• **What the task asks**
Extract the lines between the ones holding "Rebuild this chart" and "return (T + PH - (py - 8)) / PH", inclusive, exactly as written and nothing more.
* Start Dataset rows *
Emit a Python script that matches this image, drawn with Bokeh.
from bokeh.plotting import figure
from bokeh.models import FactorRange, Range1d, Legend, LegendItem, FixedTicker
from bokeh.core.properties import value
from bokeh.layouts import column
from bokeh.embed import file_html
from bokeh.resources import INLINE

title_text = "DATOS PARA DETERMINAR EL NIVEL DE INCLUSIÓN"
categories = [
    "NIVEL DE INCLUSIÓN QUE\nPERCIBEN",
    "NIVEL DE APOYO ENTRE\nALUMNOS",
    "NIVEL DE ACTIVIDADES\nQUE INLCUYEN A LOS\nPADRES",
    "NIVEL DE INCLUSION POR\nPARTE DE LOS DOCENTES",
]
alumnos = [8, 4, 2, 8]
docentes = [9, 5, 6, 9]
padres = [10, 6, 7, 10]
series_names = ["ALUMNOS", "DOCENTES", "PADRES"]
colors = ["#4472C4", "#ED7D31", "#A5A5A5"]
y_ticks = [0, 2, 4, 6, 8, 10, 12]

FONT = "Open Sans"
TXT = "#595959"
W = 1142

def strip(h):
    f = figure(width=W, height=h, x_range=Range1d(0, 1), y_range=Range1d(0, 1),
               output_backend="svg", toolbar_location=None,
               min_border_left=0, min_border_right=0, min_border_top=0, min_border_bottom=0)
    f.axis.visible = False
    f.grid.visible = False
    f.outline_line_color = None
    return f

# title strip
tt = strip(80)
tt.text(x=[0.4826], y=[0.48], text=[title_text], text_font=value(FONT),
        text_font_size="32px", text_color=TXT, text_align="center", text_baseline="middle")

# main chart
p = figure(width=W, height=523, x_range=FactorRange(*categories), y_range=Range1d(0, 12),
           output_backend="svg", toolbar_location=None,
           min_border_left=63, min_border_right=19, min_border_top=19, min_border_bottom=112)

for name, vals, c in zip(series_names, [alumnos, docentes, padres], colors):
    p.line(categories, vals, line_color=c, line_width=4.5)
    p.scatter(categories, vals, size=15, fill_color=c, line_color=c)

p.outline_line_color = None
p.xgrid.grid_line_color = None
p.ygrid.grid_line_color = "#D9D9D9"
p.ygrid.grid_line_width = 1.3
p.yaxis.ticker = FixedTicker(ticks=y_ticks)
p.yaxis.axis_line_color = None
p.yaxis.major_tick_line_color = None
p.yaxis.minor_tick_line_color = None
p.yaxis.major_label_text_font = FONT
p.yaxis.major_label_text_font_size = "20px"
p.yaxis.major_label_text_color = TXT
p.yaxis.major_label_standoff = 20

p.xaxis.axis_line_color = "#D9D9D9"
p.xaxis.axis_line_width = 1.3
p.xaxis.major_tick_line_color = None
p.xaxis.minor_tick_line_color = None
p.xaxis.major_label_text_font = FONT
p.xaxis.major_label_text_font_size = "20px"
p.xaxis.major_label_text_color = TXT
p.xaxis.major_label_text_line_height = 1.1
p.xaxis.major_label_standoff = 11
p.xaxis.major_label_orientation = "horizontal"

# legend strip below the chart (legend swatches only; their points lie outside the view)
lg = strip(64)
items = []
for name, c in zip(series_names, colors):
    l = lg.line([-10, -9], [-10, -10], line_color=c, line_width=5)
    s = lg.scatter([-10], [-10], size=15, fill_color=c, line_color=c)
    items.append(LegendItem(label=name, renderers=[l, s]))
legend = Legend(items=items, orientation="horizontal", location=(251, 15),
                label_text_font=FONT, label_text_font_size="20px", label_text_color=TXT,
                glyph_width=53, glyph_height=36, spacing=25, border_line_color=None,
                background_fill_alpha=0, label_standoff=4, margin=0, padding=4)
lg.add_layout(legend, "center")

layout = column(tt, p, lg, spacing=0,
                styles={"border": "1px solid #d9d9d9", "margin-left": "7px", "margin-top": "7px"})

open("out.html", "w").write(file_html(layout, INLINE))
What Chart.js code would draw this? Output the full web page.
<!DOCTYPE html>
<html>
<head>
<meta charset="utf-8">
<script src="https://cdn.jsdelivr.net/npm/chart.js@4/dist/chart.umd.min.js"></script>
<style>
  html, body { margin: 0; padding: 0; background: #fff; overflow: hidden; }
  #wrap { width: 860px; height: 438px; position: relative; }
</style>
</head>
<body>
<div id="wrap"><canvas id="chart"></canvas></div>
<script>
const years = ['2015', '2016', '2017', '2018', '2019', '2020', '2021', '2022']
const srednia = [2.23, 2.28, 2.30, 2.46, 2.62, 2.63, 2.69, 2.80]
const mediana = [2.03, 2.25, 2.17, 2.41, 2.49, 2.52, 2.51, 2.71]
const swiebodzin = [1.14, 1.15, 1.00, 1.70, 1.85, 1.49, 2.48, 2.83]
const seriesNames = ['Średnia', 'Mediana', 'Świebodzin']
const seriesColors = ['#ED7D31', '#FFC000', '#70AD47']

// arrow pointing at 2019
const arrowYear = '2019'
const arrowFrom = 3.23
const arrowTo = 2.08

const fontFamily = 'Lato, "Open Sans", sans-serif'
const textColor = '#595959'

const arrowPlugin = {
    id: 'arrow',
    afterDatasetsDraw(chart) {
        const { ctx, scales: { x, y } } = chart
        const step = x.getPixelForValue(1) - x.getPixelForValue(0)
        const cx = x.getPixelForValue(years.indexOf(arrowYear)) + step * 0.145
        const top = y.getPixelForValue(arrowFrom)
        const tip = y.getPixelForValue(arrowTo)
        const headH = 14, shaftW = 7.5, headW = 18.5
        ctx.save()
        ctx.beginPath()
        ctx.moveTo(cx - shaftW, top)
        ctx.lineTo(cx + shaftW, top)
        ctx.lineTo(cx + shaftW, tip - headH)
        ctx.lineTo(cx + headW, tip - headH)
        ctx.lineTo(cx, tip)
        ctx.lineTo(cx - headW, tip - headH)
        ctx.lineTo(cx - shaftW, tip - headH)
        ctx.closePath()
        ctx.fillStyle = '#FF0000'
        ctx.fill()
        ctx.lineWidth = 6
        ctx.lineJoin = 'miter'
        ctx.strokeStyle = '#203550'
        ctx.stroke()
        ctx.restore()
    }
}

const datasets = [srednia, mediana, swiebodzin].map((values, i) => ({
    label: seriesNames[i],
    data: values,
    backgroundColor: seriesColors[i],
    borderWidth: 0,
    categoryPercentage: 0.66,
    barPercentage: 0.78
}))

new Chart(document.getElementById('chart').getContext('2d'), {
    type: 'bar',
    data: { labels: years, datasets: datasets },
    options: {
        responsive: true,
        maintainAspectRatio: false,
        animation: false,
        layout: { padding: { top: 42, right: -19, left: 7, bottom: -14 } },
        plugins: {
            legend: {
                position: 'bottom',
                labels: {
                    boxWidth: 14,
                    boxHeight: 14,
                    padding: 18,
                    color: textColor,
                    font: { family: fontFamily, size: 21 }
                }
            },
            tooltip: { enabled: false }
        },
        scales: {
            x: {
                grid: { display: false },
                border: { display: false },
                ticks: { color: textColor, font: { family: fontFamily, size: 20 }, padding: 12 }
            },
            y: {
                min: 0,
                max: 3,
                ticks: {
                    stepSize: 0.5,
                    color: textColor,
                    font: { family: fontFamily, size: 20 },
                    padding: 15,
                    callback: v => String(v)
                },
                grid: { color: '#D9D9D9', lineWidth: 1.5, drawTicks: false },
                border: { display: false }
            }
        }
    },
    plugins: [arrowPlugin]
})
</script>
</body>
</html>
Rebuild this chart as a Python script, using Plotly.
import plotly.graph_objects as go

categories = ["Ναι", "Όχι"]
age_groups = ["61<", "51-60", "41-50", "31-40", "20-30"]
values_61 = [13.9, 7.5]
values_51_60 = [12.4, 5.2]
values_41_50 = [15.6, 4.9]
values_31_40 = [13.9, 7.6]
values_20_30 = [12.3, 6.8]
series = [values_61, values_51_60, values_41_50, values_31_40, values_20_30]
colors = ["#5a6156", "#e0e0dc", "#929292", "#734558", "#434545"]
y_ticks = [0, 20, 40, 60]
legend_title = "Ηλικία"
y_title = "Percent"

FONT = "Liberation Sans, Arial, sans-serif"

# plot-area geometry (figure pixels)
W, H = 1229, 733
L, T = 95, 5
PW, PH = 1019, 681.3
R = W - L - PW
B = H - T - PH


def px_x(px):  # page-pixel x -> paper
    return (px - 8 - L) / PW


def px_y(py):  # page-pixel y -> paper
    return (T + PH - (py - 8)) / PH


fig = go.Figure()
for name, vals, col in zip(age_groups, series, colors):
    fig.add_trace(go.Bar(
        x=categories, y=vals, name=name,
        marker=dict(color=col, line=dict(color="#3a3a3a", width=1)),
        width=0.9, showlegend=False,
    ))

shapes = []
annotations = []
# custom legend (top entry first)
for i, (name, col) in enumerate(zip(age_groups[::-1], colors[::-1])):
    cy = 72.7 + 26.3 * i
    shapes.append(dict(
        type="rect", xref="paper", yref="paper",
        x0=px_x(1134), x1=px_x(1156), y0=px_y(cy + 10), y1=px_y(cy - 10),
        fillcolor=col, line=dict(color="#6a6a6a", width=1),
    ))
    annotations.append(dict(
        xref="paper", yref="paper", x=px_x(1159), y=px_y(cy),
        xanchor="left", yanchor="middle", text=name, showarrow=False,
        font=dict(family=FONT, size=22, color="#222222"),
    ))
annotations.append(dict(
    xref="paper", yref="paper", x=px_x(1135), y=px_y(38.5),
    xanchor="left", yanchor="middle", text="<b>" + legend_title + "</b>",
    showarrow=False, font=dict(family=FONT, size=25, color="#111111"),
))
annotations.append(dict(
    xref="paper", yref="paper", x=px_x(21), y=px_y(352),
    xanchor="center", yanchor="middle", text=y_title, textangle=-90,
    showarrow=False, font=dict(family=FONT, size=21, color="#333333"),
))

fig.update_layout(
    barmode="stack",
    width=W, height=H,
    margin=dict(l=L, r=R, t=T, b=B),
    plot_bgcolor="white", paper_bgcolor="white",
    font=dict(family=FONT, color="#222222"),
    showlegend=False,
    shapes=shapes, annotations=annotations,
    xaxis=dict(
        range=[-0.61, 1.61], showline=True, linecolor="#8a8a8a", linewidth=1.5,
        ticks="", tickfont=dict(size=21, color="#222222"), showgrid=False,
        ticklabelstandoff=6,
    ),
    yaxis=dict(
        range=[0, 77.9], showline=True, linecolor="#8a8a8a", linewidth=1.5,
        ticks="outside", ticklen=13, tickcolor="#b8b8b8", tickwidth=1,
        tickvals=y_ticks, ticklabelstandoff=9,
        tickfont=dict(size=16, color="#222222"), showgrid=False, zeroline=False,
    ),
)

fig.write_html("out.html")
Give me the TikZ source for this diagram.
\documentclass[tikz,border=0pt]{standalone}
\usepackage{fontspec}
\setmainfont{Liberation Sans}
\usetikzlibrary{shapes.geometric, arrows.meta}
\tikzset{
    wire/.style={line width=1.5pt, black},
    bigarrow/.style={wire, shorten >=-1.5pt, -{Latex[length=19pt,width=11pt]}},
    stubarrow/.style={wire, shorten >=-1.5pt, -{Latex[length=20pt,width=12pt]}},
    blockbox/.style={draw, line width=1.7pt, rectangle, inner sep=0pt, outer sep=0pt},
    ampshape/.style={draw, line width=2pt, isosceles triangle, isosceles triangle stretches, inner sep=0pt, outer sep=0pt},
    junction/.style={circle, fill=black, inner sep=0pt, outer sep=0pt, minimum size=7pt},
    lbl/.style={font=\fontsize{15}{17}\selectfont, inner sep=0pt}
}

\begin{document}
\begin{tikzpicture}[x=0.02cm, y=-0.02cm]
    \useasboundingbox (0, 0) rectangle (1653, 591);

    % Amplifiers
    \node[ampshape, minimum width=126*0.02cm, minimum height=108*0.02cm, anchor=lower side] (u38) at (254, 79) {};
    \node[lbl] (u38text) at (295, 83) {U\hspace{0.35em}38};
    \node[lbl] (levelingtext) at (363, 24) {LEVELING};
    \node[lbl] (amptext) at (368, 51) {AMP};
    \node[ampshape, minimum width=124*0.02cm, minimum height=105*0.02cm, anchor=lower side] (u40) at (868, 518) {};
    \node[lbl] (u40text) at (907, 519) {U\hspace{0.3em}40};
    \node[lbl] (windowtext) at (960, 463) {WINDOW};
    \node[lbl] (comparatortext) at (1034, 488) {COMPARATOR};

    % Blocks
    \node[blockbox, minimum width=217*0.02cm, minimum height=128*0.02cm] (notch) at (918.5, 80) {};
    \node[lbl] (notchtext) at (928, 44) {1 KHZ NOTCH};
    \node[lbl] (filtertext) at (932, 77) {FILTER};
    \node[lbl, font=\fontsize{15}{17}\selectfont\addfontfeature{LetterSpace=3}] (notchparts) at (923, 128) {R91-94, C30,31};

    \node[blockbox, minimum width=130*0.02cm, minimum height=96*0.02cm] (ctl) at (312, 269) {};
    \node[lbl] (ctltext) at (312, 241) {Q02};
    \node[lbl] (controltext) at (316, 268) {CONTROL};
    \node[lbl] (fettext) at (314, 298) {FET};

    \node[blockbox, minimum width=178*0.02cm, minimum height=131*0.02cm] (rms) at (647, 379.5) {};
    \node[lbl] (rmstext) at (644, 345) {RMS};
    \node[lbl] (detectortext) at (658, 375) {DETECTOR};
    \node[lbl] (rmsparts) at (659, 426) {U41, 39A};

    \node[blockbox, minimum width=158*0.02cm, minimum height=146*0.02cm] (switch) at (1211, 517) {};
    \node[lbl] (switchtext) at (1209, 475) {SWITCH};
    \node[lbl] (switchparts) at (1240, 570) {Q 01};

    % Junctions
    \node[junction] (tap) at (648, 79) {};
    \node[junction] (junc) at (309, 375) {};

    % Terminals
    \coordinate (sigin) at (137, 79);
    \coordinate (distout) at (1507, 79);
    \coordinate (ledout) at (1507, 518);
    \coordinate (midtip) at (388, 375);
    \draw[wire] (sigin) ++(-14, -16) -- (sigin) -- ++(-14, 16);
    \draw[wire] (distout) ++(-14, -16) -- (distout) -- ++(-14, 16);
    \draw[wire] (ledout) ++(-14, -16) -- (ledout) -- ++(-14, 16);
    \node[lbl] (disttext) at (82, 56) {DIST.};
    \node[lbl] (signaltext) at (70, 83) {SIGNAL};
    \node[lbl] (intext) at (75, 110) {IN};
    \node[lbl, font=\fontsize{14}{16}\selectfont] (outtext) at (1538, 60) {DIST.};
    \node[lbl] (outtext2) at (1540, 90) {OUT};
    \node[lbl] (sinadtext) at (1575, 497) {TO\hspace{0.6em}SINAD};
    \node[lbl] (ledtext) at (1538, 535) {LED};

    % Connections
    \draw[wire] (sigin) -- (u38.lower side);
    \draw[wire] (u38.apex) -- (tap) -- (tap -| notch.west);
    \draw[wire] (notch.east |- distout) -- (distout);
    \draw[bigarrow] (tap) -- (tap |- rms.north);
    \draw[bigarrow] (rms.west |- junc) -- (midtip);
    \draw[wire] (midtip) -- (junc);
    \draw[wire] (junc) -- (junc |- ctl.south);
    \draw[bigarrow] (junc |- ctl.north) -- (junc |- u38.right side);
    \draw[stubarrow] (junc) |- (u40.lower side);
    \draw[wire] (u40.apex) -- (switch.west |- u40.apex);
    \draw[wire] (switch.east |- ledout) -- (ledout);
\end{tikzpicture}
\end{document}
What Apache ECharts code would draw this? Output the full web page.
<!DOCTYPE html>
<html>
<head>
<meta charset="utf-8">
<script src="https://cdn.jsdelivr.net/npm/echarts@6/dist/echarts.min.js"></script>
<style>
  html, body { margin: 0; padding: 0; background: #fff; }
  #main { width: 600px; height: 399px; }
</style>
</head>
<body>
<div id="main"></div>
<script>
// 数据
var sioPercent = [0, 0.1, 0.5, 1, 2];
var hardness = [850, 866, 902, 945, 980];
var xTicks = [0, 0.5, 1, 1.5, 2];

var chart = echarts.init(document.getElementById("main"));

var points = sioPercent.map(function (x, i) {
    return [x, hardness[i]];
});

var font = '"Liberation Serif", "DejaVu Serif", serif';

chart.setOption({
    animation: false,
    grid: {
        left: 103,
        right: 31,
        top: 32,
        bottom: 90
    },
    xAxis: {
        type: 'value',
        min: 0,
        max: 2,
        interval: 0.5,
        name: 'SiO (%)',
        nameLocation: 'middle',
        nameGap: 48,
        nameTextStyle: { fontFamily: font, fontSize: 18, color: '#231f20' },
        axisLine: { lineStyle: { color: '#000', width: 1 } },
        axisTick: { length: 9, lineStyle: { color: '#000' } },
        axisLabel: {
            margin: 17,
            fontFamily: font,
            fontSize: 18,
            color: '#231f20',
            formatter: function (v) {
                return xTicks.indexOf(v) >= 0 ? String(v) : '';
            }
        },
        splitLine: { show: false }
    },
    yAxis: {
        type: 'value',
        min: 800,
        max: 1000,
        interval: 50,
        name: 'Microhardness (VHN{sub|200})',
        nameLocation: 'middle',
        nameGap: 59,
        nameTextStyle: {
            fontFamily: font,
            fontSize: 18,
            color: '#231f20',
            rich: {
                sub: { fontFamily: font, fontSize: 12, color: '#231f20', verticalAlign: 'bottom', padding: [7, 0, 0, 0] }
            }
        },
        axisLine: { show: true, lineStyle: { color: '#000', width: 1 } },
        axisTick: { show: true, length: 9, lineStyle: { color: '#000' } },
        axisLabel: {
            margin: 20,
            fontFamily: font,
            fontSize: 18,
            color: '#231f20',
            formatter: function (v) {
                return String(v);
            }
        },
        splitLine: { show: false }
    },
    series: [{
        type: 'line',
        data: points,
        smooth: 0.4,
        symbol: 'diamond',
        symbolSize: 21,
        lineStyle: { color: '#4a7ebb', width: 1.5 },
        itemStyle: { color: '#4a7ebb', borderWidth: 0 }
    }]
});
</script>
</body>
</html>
* End Dataset rows *
• **Output**
Rebuild this chart as a Python script, using Plotly.
import plotly.graph_objects as go

categories = ["Ναι", "Όχι"]
age_groups = ["61<", "51-60", "41-50", "31-40", "20-30"]
values_61 = [13.9, 7.5]
values_51_60 = [12.4, 5.2]
values_41_50 = [15.6, 4.9]
values_31_40 = [13.9, 7.6]
values_20_30 = [12.3, 6.8]
series = [values_61, values_51_60, values_41_50, values_31_40, values_20_30]
colors = ["#5a6156", "#e0e0dc", "#929292", "#734558", "#434545"]
y_ticks = [0, 20, 40, 60]
legend_title = "Ηλικία"
y_title = "Percent"

FONT = "Liberation Sans, Arial, sans-serif"

# plot-area geometry (figure pixels)
W, H = 1229, 733
L, T = 95, 5
PW, PH = 1019, 681.3
R = W - L - PW
B = H - T - PH


def px_x(px):  # page-pixel x -> paper
    return (px - 8 - L) / PW


def px_y(py):  # page-pixel y -> paper
    return (T + PH - (py - 8)) / PH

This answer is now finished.